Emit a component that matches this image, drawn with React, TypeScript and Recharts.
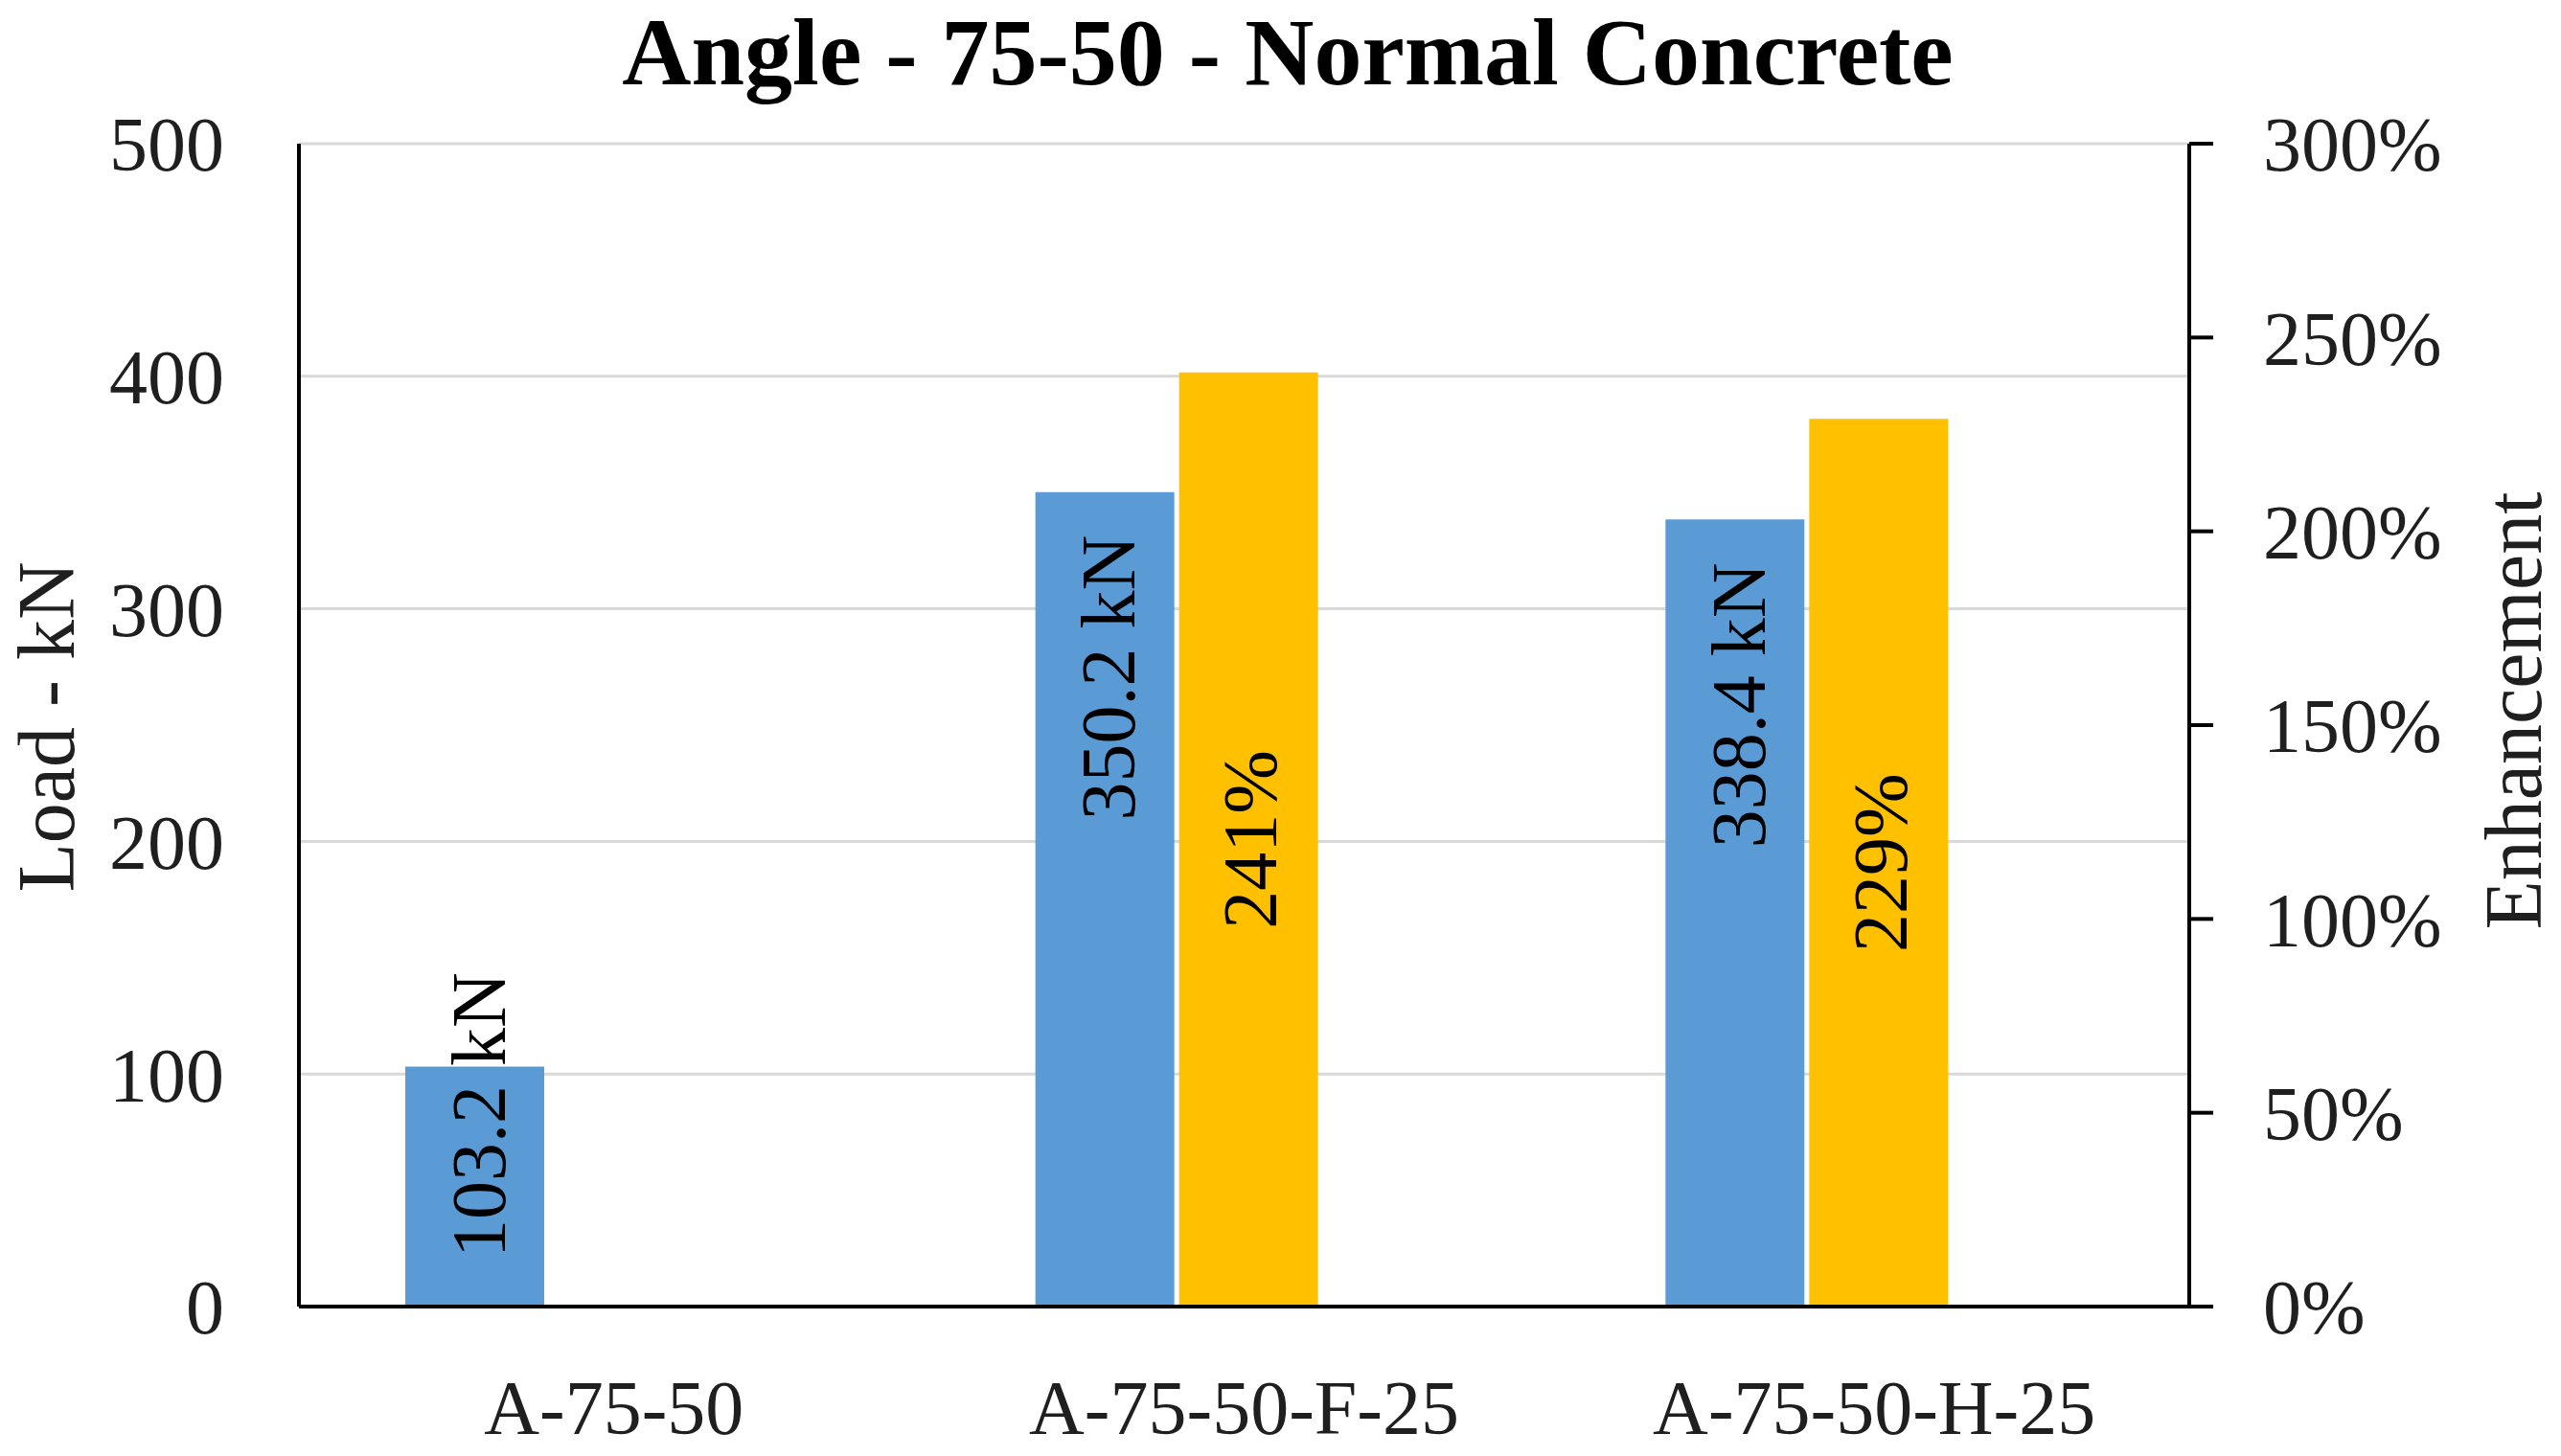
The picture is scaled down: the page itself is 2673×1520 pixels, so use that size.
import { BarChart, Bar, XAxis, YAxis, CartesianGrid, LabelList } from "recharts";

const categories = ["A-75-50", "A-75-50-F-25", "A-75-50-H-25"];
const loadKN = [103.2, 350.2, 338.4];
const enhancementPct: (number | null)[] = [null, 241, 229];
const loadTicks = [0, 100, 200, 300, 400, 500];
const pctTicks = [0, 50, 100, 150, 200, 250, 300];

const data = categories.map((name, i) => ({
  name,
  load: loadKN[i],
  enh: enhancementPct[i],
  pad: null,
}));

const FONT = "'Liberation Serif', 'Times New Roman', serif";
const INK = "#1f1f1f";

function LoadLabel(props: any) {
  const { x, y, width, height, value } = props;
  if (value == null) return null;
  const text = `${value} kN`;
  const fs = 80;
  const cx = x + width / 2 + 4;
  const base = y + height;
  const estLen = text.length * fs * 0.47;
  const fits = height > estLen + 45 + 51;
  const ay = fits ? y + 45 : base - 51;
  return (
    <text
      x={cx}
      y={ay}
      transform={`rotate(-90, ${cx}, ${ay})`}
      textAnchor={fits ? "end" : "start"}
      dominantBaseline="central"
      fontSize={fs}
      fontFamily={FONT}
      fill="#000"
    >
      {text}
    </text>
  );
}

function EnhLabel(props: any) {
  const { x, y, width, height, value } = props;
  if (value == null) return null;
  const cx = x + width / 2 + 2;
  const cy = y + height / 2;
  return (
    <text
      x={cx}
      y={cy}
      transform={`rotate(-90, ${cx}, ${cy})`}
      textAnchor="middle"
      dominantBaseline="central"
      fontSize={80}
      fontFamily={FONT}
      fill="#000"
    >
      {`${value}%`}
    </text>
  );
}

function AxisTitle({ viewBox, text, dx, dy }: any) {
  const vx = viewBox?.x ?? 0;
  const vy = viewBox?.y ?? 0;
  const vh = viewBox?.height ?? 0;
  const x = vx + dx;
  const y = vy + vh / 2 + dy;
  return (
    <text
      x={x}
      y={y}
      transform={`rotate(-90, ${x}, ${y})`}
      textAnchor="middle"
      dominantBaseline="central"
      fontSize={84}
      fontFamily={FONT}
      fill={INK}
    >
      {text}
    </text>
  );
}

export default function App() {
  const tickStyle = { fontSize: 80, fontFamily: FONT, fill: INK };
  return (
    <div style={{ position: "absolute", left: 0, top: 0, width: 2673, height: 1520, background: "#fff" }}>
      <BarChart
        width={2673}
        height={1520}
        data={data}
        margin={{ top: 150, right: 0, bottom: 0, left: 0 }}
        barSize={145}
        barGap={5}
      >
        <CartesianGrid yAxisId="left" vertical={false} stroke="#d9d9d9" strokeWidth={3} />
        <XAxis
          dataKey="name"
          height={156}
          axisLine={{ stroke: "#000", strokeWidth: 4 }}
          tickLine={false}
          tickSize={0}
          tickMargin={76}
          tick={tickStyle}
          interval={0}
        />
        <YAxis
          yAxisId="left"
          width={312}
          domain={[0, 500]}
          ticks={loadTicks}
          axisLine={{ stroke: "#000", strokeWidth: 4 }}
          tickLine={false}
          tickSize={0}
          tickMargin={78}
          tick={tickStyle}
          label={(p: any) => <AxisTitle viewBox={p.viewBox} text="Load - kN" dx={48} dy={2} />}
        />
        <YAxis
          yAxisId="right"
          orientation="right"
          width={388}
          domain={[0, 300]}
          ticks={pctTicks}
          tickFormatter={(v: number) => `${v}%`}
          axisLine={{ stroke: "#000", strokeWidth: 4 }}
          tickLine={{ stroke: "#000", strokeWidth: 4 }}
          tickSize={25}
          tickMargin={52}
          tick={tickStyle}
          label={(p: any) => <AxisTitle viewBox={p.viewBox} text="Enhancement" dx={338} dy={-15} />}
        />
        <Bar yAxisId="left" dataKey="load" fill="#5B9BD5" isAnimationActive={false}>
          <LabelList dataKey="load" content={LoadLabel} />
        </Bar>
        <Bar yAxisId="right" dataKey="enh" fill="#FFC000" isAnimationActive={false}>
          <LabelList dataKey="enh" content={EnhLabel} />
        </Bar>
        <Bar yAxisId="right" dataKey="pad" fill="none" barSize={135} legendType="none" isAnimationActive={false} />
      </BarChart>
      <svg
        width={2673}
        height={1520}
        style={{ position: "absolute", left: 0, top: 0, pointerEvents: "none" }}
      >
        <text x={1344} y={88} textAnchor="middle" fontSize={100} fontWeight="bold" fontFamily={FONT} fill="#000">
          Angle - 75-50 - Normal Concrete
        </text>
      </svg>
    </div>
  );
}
◇ ◇ ◇
▶ **Written request**
Up to and including the line containing "const pctTicks = [0, 50, 100, 150, 200, 250, 300];", repeat every line from the start of the data, but none of the pictures.

▶ **The reply**
Emit a component that matches this image, drawn with React, TypeScript and Recharts.
The picture is scaled down: the page itself is 2673×1520 pixels, so use that size.
import { BarChart, Bar, XAxis, YAxis, CartesianGrid, LabelList } from "recharts";

const categories = ["A-75-50", "A-75-50-F-25", "A-75-50-H-25"];
const loadKN = [103.2, 350.2, 338.4];
const enhancementPct: (number | null)[] = [null, 241, 229];
const loadTicks = [0, 100, 200, 300, 400, 500];
const pctTicks = [0, 50, 100, 150, 200, 250, 300];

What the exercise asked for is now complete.